The small town of Sindi, with a population of nearly 4,000, has yet to initiate merger talks with any other local governments, and has expressed its interest in seeking an exception from the government which would allow them to continue in its present form despite not meeting the required population minimum of 5,000. The Pärnu county governor, however, found that there are no grounds for such an exception in this case.
Sindi Municipal Council has rejected the city of Pärnu's proposal to initiate merger talks and has itself received negative answers from Paikuse, Tori and Sauga Municipalities, who had already entered into talks with Pärnu. As Sauga Municipal Council recently called into question the point of merging with Pärnu and thereafter sent merger talk proposals to Sindi and multiple other local governments, Sindi's council will discuss this proposal next week. Overall, however, the dominant desire in the Western Estonian small town has been to continue on independently, reported ETV's nightly news broadcast "Aktuaalne kaamera."
"Yes, we still have certain sentiments, of Sindi as one of Estonia's small towns," explained Sindi mayor Marko Šorin. "Small towns have their own functioning logic. Why not try to preserve a small town's independence as well? If a local government, in this case Sindi City Government, is capable of proving that any mergers would destroy a functioning community, then the [state] government has the discretionary power to stay a forced merger."
Pärnu County Governor Kalev Kaljuste did not agree with Šorin, however. The Sindi case has been disussed in the regional committee and an expert opinioni has been ordered as well — Sindi is closely tied to Pärnu and thus should merge with it as well.

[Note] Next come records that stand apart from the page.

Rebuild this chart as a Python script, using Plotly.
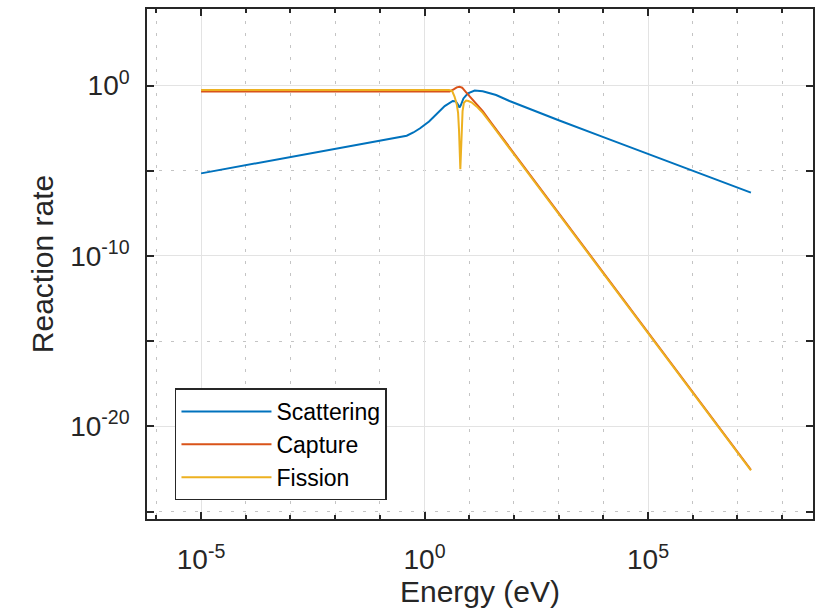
import plotly.graph_objects as go

# ---- data (energy in eV, reaction rate) ----
scatter_energy = [1e-5, 1e-4, 1e-3, 1e-2, 0.1, 0.251, 0.398, 0.562, 0.794, 1.26,
                  2.0, 2.82, 4.27, 5.01, 5.62, 6.03, 6.46, 7.41, 9.33, 13.2,
                  20.0, 39.8, 79.4, 316, 1e3, 1e4, 1e5, 1e6, 1e7, 2e7]
scatter_rate = [7.08e-6, 2.14e-5, 6.61e-5, 2.00e-4, 5.89e-4, 8.91e-4, 1.15e-3, 1.78e-3, 3.16e-3, 7.94e-3,
                2.51e-2, 6.31e-2, 0.126, 0.120, 0.0759, 0.0513, 0.0708, 0.178, 0.355, 0.513,
                0.468, 0.282, 0.126, 0.0302, 9.33e-3, 9.55e-4, 9.77e-5, 1.0e-5, 1.02e-6, 5.25e-7]

capture_energy = [1e-5, 1e-4, 1e-3, 1e-2, 0.1, 1.0, 3.16, 3.63, 4.47, 5.25, 6.03, 6.92,
                  8.51, 11.2, 14.5, 20.0, 31.6, 100, 1e3, 1e4, 1e5, 1e6, 1e7, 2e7]
capture_rate = [0.447, 0.447, 0.447, 0.447, 0.447, 0.447, 0.447, 0.457, 0.603, 0.794, 0.871, 0.759,
                0.407, 0.178, 0.0891, 0.0316, 6.03e-3, 1.05e-4, 3.16e-8, 1e-11, 3.16e-15, 1e-18, 3.16e-22, 2.82e-23]

fission_energy = [1e-5, 1e-4, 1e-3, 1e-2, 0.1, 1.0, 3.55, 4.17, 4.68, 5.25, 5.62, 5.89,
                  6.17, 6.31, 6.46, 6.76, 7.08, 7.59, 8.51, 9.55, 11.2, 14.5, 20.0, 31.6,
                  100, 1e3, 1e4, 1e5, 1e6, 1e7, 2e7]
fission_rate = [0.562, 0.562, 0.562, 0.562, 0.562, 0.562, 0.562, 0.468, 0.229, 0.0794, 0.0251, 2.51e-3,
                6.31e-5, 1.26e-5, 6.31e-5, 2.51e-3, 0.0316, 0.1, 0.132, 0.126, 0.105, 0.0603, 0.0251, 5.25e-3,
                9.33e-5, 2.95e-8, 9.33e-12, 2.95e-15, 9.33e-19, 2.95e-22, 2.63e-23]

series_names = ["Scattering", "Capture", "Fission"]
series_colors = ["#0072BD", "#D95319", "#EDB120"]

x_tick_vals = [1e-5, 1e0, 1e5]
x_tick_text = ["10<sup>-5</sup>", "10<sup>0</sup>", "10<sup>5</sup>"]
x_minor_vals = [1e-6, 1e-5, 1e-4, 1e-3, 1e-2, 1e-1, 1e0, 1e1, 1e2, 1e3, 1e4, 1e5, 1e6, 1e7, 1e8]
y_tick_vals = [1e0, 1e-10, 1e-20]
y_tick_text = ["10<sup>0</sup>", "10<sup>-10</sup>", "10<sup>-20</sup>"]
y_minor_vals = [1e-5, 1e-15, 1e-25]

fig = go.Figure()
for name, xs, ys, col in zip(series_names,
                             [scatter_energy, capture_energy, fission_energy],
                             [scatter_rate, capture_rate, fission_rate],
                             series_colors):
    fig.add_trace(go.Scatter(x=xs, y=ys, mode="lines", name=name,
                             line=dict(color=col, width=2)))

axis_col = "#262626"
common = dict(
    showline=True, linecolor=axis_col, linewidth=1.5, mirror="allticks",
    ticks="inside", ticklen=7, tickwidth=1.5, tickcolor=axis_col,
    showgrid=True, gridcolor="#e3e3e3", gridwidth=1, zeroline=False,
    tickfont=dict(size=28, color=axis_col),
)

fig.update_xaxes(type="log", range=[-6.21, 8.69], tickmode="array",
                 tickvals=x_tick_vals, ticktext=x_tick_text,
                 minor=dict(tickmode="array", tickvals=x_minor_vals, ticks="inside", ticklen=4,
                            tickcolor=axis_col, showgrid=True, griddash="3px,9px",
                            gridcolor="#c4c4c4", gridwidth=1),
                 ticklabelstandoff=15,
                 title=dict(text="Energy (eV)", font=dict(size=30, color=axis_col), standoff=5),
                 **common)
fig.update_yaxes(type="log", range=[-25.44, 4.5], tickmode="array",
                 tickvals=y_tick_vals, ticktext=y_tick_text,
                 minor=dict(tickmode="array", tickvals=y_minor_vals, ticks="inside", ticklen=7,
                            tickcolor=axis_col, showgrid=True, griddash="3px,9px",
                            gridcolor="#c4c4c4", gridwidth=1),
                 ticklabelstandoff=10,
                 title=dict(text="Reaction rate", font=dict(size=30, color=axis_col), standoff=8),
                 **common)

fig.update_layout(
    width=823, height=616,
    margin=dict(l=147, r=10, t=7, b=97),
    paper_bgcolor="white", plot_bgcolor="white",
    font=dict(family="Liberation Sans, Arial, sans-serif", color=axis_col),
    legend=dict(x=0.042, y=0.256, xanchor="left", yanchor="top",
                bgcolor="white", bordercolor=axis_col, borderwidth=1.5,
                font=dict(size=23, color="black"), itemwidth=90, tracegroupgap=0),
    showlegend=True,
)

fig.write_html("out.html")
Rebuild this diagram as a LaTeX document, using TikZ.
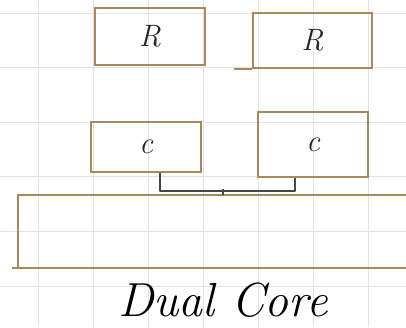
\documentclass[tikz,border=0pt]{standalone}
\usepackage{tikz}
\usetikzlibrary{calc}
\usetikzlibrary{positioning}

\definecolor{penbrown}{HTML}{A8895A}
\definecolor{pendark}{HTML}{474747}
\definecolor{gridgray}{HTML}{E2E2E2}

\begin{document}
\begin{tikzpicture}[
    x=0.25mm, y=-0.25mm,
    box/.style={draw=penbrown, line width=1.3pt, inner sep=0pt, font=\itshape\fontsize{22}{24}\selectfont, text=black!85},
    wire/.style={draw=pendark, line width=1.1pt, line join=round},
    grid line/.style={draw=gridgray, line width=0.6pt}
]
\useasboundingbox[fill=white] (0,0) rectangle (406,327);

% --- PAPER GRID ---
\foreach \gx in {38,93,148,203,258,313,368}
  \draw[grid line] (\gx,0) -- (\gx,327);
\foreach \gy in {13,67.6,122.2,176.8,231.4,286}
  \draw[grid line] (0,\gy) -- (406,\gy);

% --- REGISTERS ---
\node[box, minimum width=27.5mm, minimum height=14.25mm] (reg1) at (150,36.5) {R};
\node[box, minimum width=29.75mm, minimum height=13.75mm] (reg2) at (312.5,40.5) {R};
\draw[penbrown, line width=1.3pt] (reg2.south west) -- ++(-18,0);

% --- CORES ---
\node[box, minimum width=27.5mm, minimum height=12.5mm] (core1) at (146,147) {c};
\node[box, minimum width=27.5mm, minimum height=16.25mm] (core2) at (313,144.5) {c};

% --- SHARED BLOCK (runs off the right edge) ---
\coordinate (chip tl) at (18,195);
\coordinate (chip bl) at (18,268);
\draw[penbrown, line width=1.3pt] (406,195) -- (chip tl) -- (chip bl) -- (406,268);
\draw[penbrown, line width=1.3pt] (chip bl) ++(-6,0) -- ++(30,0);

% --- LINK BETWEEN CORES ---
\draw[wire] ([xshift=3.5mm]core1.south) -- ++(0,18) -| ([xshift=-4.5mm]core2.south);
\coordinate (tap) at (223,189);
\draw[wire] (tap) -- (tap |- chip tl);

% --- CAPTION ---
\node[font=\itshape\fontsize{34}{38}\selectfont] (caption) at (223,300) {Dual Core};

\end{tikzpicture}
\end{document}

"We have repeatedly gone to them together with the Ministry of Finance as well that they have no other realistic options," said Kaljuste. "Life in the town of Sindi is intertwined with Pärnu. Nearly 80 percent of Sindi residents work in Pärnu. In education, many people from multiple stages of study attend school in Pärnu."
Under the Administrative Reform Act signed into law this summer, a minimum population size of 5,000 per local government has been imposed. Local governments not meeting that required minimum have until the end of the current year to initiate voluntary merger talks with other local governments, after which they would be subject to forced mergers.